What the exercise asks = Leaving out the pictures, retype the lines from the beginning of the listing through the line containing "0.001, 0.006, 0.012, 0.011, 0.007, 0.005]".

Source data =
────────

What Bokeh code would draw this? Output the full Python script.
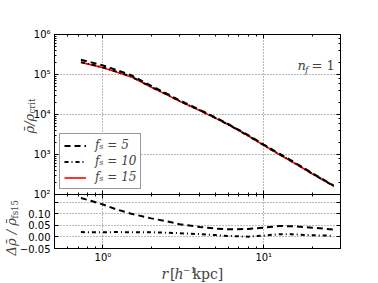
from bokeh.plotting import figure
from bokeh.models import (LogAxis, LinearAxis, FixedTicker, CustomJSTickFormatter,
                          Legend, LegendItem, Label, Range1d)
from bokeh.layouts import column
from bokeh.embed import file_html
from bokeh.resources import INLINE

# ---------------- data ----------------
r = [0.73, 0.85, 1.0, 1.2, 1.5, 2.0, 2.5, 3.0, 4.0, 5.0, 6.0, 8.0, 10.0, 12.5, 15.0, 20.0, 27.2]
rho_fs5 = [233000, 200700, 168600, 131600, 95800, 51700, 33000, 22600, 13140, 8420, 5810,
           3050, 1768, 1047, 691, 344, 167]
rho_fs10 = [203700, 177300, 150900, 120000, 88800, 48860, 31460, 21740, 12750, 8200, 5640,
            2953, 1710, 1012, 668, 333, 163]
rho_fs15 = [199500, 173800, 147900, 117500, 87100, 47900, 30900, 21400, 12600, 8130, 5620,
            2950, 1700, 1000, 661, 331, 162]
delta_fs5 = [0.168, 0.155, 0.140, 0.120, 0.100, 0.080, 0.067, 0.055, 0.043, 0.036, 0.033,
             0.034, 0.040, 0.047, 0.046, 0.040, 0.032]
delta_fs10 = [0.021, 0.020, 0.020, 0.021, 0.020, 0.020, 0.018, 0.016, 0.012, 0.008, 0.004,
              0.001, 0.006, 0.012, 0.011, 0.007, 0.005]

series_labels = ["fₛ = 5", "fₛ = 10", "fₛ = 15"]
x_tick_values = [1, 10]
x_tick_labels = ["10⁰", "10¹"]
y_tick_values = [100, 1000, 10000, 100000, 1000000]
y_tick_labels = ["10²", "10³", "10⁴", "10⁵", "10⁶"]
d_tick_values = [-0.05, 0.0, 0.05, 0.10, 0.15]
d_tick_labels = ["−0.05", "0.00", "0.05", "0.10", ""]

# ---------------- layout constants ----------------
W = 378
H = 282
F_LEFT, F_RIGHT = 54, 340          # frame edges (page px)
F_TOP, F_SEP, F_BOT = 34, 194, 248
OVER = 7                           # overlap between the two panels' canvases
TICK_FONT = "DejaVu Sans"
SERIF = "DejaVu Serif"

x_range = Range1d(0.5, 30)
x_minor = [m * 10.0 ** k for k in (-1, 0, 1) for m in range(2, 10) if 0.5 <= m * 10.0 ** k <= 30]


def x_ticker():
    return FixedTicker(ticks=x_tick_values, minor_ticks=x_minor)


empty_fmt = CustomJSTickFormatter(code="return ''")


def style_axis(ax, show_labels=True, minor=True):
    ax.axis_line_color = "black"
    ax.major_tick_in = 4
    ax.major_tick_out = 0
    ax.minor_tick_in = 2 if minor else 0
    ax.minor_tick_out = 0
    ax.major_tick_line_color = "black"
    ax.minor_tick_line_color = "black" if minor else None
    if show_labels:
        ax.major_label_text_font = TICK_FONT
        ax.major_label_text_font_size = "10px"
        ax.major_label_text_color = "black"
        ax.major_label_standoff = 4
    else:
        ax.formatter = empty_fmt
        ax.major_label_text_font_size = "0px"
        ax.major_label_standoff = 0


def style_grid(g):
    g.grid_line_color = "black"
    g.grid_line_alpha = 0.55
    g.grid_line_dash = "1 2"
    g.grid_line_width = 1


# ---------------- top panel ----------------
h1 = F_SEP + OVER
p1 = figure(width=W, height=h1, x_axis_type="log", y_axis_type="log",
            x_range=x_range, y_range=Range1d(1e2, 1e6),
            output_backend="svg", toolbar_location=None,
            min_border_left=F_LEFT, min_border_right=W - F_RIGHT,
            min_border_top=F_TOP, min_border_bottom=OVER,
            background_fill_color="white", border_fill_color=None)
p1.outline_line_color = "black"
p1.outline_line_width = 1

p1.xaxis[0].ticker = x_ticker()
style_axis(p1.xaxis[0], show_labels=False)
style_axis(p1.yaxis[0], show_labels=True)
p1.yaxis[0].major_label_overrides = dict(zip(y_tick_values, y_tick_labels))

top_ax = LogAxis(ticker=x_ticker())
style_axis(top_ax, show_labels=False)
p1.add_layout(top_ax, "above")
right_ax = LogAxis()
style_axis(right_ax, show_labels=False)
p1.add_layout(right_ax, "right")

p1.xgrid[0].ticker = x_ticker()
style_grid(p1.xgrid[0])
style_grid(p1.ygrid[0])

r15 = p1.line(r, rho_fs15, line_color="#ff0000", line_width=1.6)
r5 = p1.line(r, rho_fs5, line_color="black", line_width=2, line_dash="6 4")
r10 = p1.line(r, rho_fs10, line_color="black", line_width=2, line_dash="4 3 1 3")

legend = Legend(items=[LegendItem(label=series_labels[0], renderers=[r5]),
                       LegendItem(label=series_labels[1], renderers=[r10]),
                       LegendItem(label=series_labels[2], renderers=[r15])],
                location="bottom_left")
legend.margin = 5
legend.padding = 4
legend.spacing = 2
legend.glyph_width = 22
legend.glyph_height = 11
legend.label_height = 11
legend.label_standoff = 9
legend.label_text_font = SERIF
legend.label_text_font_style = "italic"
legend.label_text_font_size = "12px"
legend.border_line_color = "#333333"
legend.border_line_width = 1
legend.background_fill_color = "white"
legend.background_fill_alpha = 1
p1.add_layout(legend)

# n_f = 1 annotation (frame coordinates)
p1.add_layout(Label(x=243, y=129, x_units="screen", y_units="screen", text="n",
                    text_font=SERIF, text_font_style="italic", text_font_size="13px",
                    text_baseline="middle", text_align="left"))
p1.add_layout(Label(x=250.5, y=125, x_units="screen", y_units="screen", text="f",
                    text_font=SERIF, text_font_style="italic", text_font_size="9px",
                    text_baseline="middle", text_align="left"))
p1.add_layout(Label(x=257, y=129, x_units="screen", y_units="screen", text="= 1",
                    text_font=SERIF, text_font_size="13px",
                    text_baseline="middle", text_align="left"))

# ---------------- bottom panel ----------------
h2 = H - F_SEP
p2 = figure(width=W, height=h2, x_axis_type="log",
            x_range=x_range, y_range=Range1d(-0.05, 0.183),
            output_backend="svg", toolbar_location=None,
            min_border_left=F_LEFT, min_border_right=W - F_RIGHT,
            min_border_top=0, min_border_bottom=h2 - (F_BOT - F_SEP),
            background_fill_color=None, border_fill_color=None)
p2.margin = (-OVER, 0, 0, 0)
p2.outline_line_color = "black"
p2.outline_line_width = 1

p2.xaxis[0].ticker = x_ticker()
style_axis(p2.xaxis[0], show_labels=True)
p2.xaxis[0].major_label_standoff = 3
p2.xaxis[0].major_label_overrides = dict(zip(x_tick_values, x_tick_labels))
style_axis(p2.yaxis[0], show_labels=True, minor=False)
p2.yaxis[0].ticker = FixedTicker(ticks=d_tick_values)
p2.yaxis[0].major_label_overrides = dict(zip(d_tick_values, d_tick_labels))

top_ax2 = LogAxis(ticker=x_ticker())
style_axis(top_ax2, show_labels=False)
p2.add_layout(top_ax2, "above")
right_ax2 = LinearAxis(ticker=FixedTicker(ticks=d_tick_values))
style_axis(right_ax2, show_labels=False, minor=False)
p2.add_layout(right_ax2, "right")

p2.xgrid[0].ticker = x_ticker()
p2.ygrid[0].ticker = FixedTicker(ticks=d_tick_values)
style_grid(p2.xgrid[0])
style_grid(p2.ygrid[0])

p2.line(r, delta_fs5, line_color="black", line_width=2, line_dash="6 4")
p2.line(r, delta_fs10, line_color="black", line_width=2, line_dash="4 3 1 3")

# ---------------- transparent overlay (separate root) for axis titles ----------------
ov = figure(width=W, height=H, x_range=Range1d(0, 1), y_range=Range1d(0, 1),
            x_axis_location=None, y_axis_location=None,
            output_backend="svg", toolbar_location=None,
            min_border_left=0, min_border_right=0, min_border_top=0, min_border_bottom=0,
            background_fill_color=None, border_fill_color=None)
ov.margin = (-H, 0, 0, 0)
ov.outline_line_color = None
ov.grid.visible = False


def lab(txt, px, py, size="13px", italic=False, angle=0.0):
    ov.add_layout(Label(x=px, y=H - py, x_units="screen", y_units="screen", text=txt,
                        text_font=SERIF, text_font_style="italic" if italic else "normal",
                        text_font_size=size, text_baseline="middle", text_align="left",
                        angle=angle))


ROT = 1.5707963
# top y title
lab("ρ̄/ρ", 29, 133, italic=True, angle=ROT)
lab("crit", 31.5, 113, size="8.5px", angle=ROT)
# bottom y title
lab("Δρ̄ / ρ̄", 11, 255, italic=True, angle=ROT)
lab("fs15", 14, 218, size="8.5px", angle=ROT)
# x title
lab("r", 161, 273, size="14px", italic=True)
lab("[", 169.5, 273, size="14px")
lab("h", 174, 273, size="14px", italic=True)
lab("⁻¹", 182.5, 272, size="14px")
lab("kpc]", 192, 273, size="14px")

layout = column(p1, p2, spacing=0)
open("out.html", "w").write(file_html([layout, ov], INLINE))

────────

Response to the exercise =
What Bokeh code would draw this? Output the full Python script.
from bokeh.plotting import figure
from bokeh.models import (LogAxis, LinearAxis, FixedTicker, CustomJSTickFormatter,
                          Legend, LegendItem, Label, Range1d)
from bokeh.layouts import column
from bokeh.embed import file_html
from bokeh.resources import INLINE

# ---------------- data ----------------
r = [0.73, 0.85, 1.0, 1.2, 1.5, 2.0, 2.5, 3.0, 4.0, 5.0, 6.0, 8.0, 10.0, 12.5, 15.0, 20.0, 27.2]
rho_fs5 = [233000, 200700, 168600, 131600, 95800, 51700, 33000, 22600, 13140, 8420, 5810,
           3050, 1768, 1047, 691, 344, 167]
rho_fs10 = [203700, 177300, 150900, 120000, 88800, 48860, 31460, 21740, 12750, 8200, 5640,
            2953, 1710, 1012, 668, 333, 163]
rho_fs15 = [199500, 173800, 147900, 117500, 87100, 47900, 30900, 21400, 12600, 8130, 5620,
            2950, 1700, 1000, 661, 331, 162]
delta_fs5 = [0.168, 0.155, 0.140, 0.120, 0.100, 0.080, 0.067, 0.055, 0.043, 0.036, 0.033,
             0.034, 0.040, 0.047, 0.046, 0.040, 0.032]
delta_fs10 = [0.021, 0.020, 0.020, 0.021, 0.020, 0.020, 0.018, 0.016, 0.012, 0.008, 0.004,
              0.001, 0.006, 0.012, 0.011, 0.007, 0.005]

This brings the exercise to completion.